The Dept. of Justice’s antitrust office has issued a statement explaining the reasons it believes 100 percent licensing, or “full-works licensing,” is required under the consent decree. Songwriters and music publishers, as well as the US Copyright Office, have voiced vehement oppositionto the mandate since word of the DoJ’s rule change first came down in June of last year.
Previously, songwriters and the performance rights organizations (PROs) that represent them — primarily ASCAP, BMI and SESAC — were only allowed to license the portion of a song they controlled to users, like Spotify, of those works, in what’s called fractional licensing. Under the new rule, any co-author or PRO of a song can license that entire (“full”) work. Digital services have countered publishers’ and songwriters’ opposition to the change by saying it doesn’t change in any practical way how their businesses operate.
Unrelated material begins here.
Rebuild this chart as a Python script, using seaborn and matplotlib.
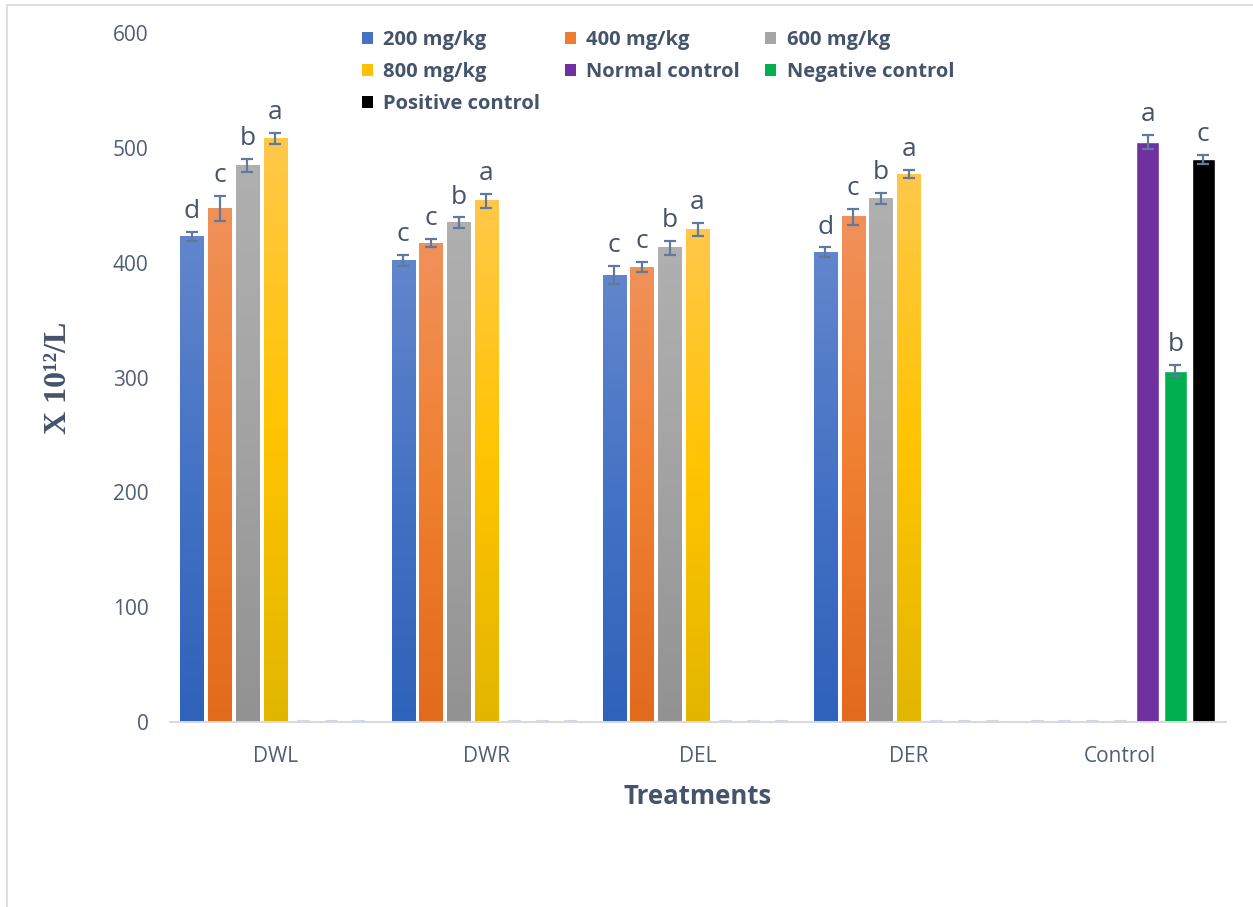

“As our investigation proceeded,” the DoJ writes in a statement released this morning, “we discovered that there was significant disagreement in the industry about what rights must be conveyed by the blanket licenses (as well as other categories of licenses) that the consent decrees require ASCAP and BMI to offer,” the DoJ writes. “Some argued that, in order to effectuate the purpose of the consent decrees, the blanket license must grant licensees (also called ‘users’) the right to publicly perform all songs in the ASCAP and BMI repertories. Others believe that the blanket licenses offered by ASCAP and BMI instead confer only rights to the fractional interests in songs owned by ASCAP’s and BMI’s members and that music users must obtain separate licenses to the remaining fractional interests before playing the songs.”
In the end, the DoJ concluded only full-work licenses could fulfill the meaning and purpose of the consent decrees. “We think the evidence favors the full-work side,” the DoJ said.